In last night's game of beat-the-number, the rotting carcass of a formerly important company, that being IBM, reported its lowest revenues in 17 years, even with the recent Red Hat acquisition! As if that weren't bad enough, they had recently reset the guidance in the wake of that deal. Thus, September obviously didn't work out as they had imagined.

Stranger Things Have Happened As for the stock price, it was actually penalized to the tune of about 6%. On the positive side for the bulls, Netflix was a big winner, at one point seeing its stock price up 10% before giving up a chunk of that. I only glanced at the results, but it wasn't so easy to see what everyone was so excited about. The only interesting point was that the initial euphoria seemed to wear off.

After speaking to Fred Hickey, I think there may be a connection between the lowered expectations at Workday and IBM. Both seem to have been caught by a weaker-than-expected September. That could be because of the problems that a lot of these "unicorns" have had, which may have spilled into the order rates at other companies.
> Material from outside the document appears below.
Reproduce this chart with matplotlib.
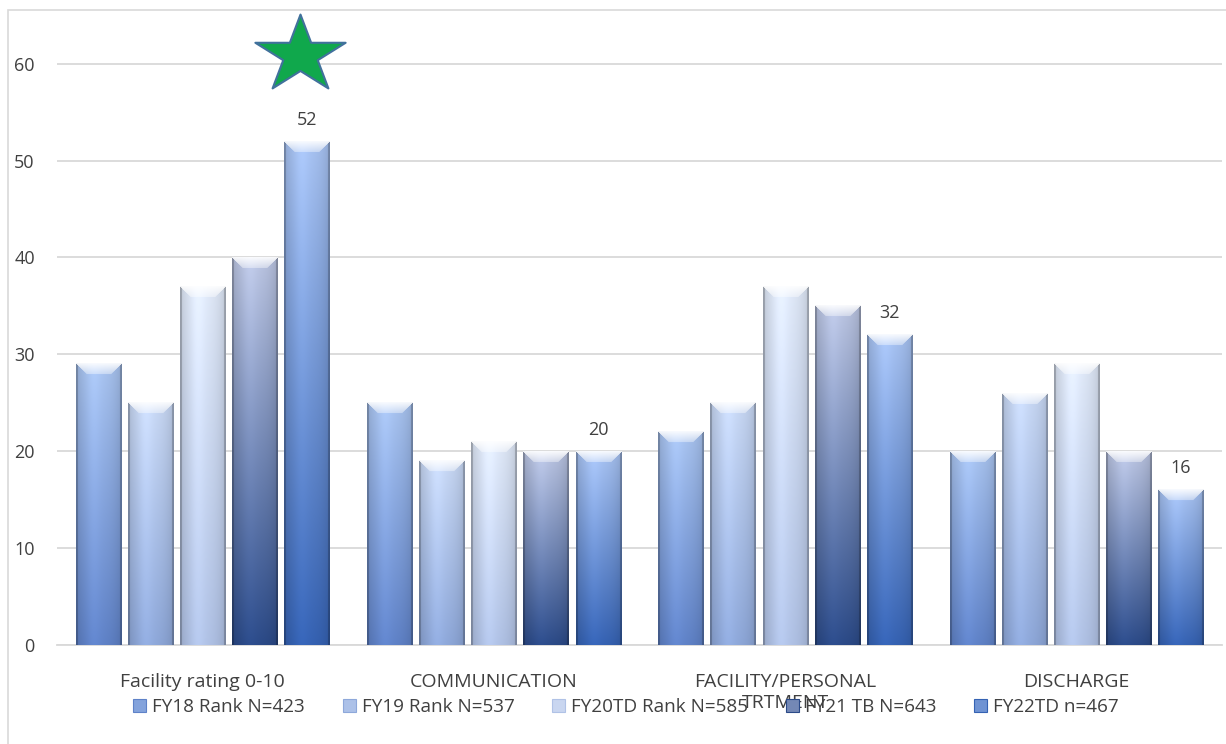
import numpy as np
import matplotlib
matplotlib.use("Agg")
import matplotlib.pyplot as plt
from matplotlib.patches import Patch, Rectangle
from matplotlib.path import Path
from matplotlib.colors import to_rgb

# ---------------- data ----------------
categories = ["Facility rating 0-10", "COMMUNICATION", "FACILITY/PERSONAL\nTRTMENT", "DISCHARGE"]
series_names = ["FY18 Rank N=423", "FY19 Rank N=537", "FY20TD Rank N=585", "FY21 TB N=643", "FY22TD n=467"]
fy18 = [29, 25, 22, 20]
fy19 = [25, 19, 25, 26]
fy20 = [37, 21, 37, 29]
fy21 = [40, 20, 35, 20]
fy22 = [52, 20, 32, 16]
yticks = [0, 10, 20, 30, 40, 50, 60]
star_value = 61.3

series = [fy18, fy19, fy20, fy21, fy22]
# (top colour, bottom colour) of each series' gradient
grad = [("#a9c4f0", "#5f82c8"),
        ("#c9d9f5", "#8ea8da"),
        ("#e1eaf9", "#b0c2e6"),
        ("#bcc6e3", "#2b4a88"),
        ("#a8c3f2", "#3562b3")]

TXT = "#404040"
plt.rcParams["font.family"] = ["Open Sans", "DejaVu Sans"]

fig = plt.figure(figsize=(12.26, 7.44), dpi=100)
ax = fig.add_axes([57 / 1226, 1 - 645 / 744, (1222 - 57) / 1226, 625 / 744])

x = np.arange(len(categories))
step = 0.179
width = 0.155
offsets = (np.arange(len(series)) - 2) * step

bar_groups = []
for i, vals in enumerate(series):
    t, b = grad[i]
    mid = tuple((np.array(to_rgb(t)) + np.array(to_rgb(b))) / 2)
    bars = ax.bar(x + offsets[i], vals, width, color=mid, linewidth=0, zorder=2)
    bar_groups.append(bars)

ax.set_xlim(-0.5, 3.5)
ax.set_ylim(0, 64.5)

# gradient / bevel rendering of each bar
for i, bars in enumerate(bar_groups):
    top = np.array(to_rgb(grad[i][0]))
    bot = np.array(to_rgb(grad[i][1]))
    for p in bars:
        x0, w, h = p.get_x(), p.get_width(), p.get_height()
        (px0, py0), (px1, py1) = ax.transData.transform([(x0, 0), (x0 + w, h)])
        cols = max(int(round(px1 - px0)), 2)
        rows = max(int(round(py1 - py0)), 2)
        u = (np.arange(cols) + 0.5) / cols
        tt = (np.arange(rows) + 0.5) / rows
        img = top[None, None, :] * (1 - tt)[:, None, None] + bot[None, None, :] * tt[:, None, None]
        img = np.repeat(img, cols, axis=1)
        shade = 0.83 + 0.17 * np.sin(np.pi * u) ** 0.6 + 0.05 * np.exp(-((u - 0.38) / 0.15) ** 2)
        img = img * shade[None, :, None]
        ci = np.arange(cols)
        dx = np.minimum(ci, cols - 1 - ci)
        edge = np.where(dx < 2, 0.8, 1.0)
        img = img * edge[None, :, None]
        # bevel cap
        d = 11
        ri = np.arange(rows)
        R, D = np.meshgrid(ri, dx, indexing="ij")
        cap = (R < d) & (D >= R)
        a = np.clip(0.9 - 0.55 * (R / d), 0, 1)
        white = np.array([1.0, 1.0, 1.0])
        img = np.where(cap[..., None], img * (1 - a[..., None]) + white * a[..., None], img)
        img = np.clip(img, 0, 1)
        ax.imshow(img, extent=(x0, x0 + w, 0, h), aspect="auto", zorder=3,
                  interpolation="bilinear")

ax.set_xlim(-0.5, 3.5)
ax.set_ylim(0, 64.5)

# value labels on last series
ax.bar_label(bar_groups[-1], labels=[str(v) for v in fy22], padding=9,
             fontsize=13, color=TXT, zorder=6)

# star above the highest bar
ang = np.pi / 2 + np.arange(10) * np.pi / 5
rad = np.where(np.arange(10) % 2 == 0, 1.0, 0.382)
sx = rad * np.cos(ang)
sy = rad * np.sin(ang) * 0.86
sy = sy - (sy.max() + sy.min()) / 2
star = Path(np.column_stack([np.append(sx, sx[0]), np.append(sy, sy[0])]), closed=True)
ax.plot([x[0] + offsets[-1] - 0.024], [star_value], marker=star, markersize=65,
        markerfacecolor="#10a84c", markeredgecolor="#41719c", markeredgewidth=1.5,
        linestyle="none", clip_on=False, zorder=7)

# axes styling
ax.set_yticks(yticks)
ax.set_xticks(x)
ax.set_xticklabels(categories, fontsize=14, color=TXT, linespacing=1.2)
ax.tick_params(axis="y", length=0, labelsize=13, labelcolor=TXT, pad=16)
ax.tick_params(axis="x", length=0, pad=20)
ax.yaxis.grid(True, color="#d9d9d9", linewidth=1.3)
ax.set_axisbelow(True)
for s in ["left", "right", "top"]:
    ax.spines[s].set_visible(False)
ax.spines["bottom"].set_color("#d9d9d9")
ax.spines["bottom"].set_linewidth(1.3)

# legend
handles = []
for i in range(len(series)):
    t, b = grad[i]
    mid = tuple((np.array(to_rgb(t)) + np.array(to_rgb(b))) / 2)
    handles.append(Patch(facecolor=mid, edgecolor=b, linewidth=0.8))
fig.legend(handles, series_names, loc="center", bbox_to_anchor=(0.5106, 1 - 707 / 744),
           ncol=5, frameon=False, handlelength=0.69, handleheight=0.69,
           handletextpad=0.33, columnspacing=1.98,
           prop={"family": ["Open Sans", "DejaVu Sans"], "size": 13.6}, labelcolor=TXT)

# outer chart border
fig.add_artist(Rectangle((7.5 / 1226, -0.1), 2, 1 - 9.5 / 744 + 0.1, transform=fig.transFigure,
                         fill=False, edgecolor="#d9d9d9", linewidth=1.2))

fig.savefig("out.png", dpi=100)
Obviously, WeWork has been a disaster, but many others also haven't been the success that people expected, and there is the potential that this is all affecting planning at some of these companies, which would potentially reduce the amount of technology they consume.

In addition, it could all theoretically be related to the scramble for reserves in the banking system that the Fed is trying to alleviate with its repo operations and monetization (today saw the launch of a repo facility totaling $104 billion).

Some Potholes In Sand Hill Road It is possible that beneath the surface there is starting to be some indigestion, which at some point will matter to the public markets as well. I have heard stories of insane lending games being played in the so-called private equity and venture capital world, so I would find it easy to believe that there could be some disruption emanating from that sector, but until we see it in the public markets we really won't know for sure if that's just hypothetical or it's actually happening.

If I were looking for an analogy, it could be similar to when Bear Stearns' subprime funds began to crack up, which was a precursor to the whole unraveling of the credit/real estate bubble in 2008. Having said that, I don't want to raise my hopes about when people will come to their senses. This is mostly just meant as a heads-up for folks to think about.

Note Worthy? Turning to the action, stocks were perky out of the gate for the first couple of hours, then they started to slip a bit. I was interested to see if the thesis I shared at the start of this column would play out. What I was looking for was the kind of action on the tape that might indicate concern at a lot of the favorite tech companies, but I think it's too early to draw a conclusion.

In any case, by midday the gains were rather modest to the tune of 0.2% or so. In the afternoon, the indices inched a bit higher, led by the Nasdaq, which gained about 0.5%.

Away from stocks, green paper was weaker. I think the repo facility, M#4, and potential future rate cuts are going to undermine the bull case for the dollar. It is starting to act a bit wobbly, but that could just be noise. Fixed income was a freckle lower and the metals were a little higher, with silver gaining 1% compared to a couple of bucks for gold. The miners actually had a reasonably good day today, but from one session to the next the action doesn't necessarily imply mean much.

Positions in stocks mentioned: none.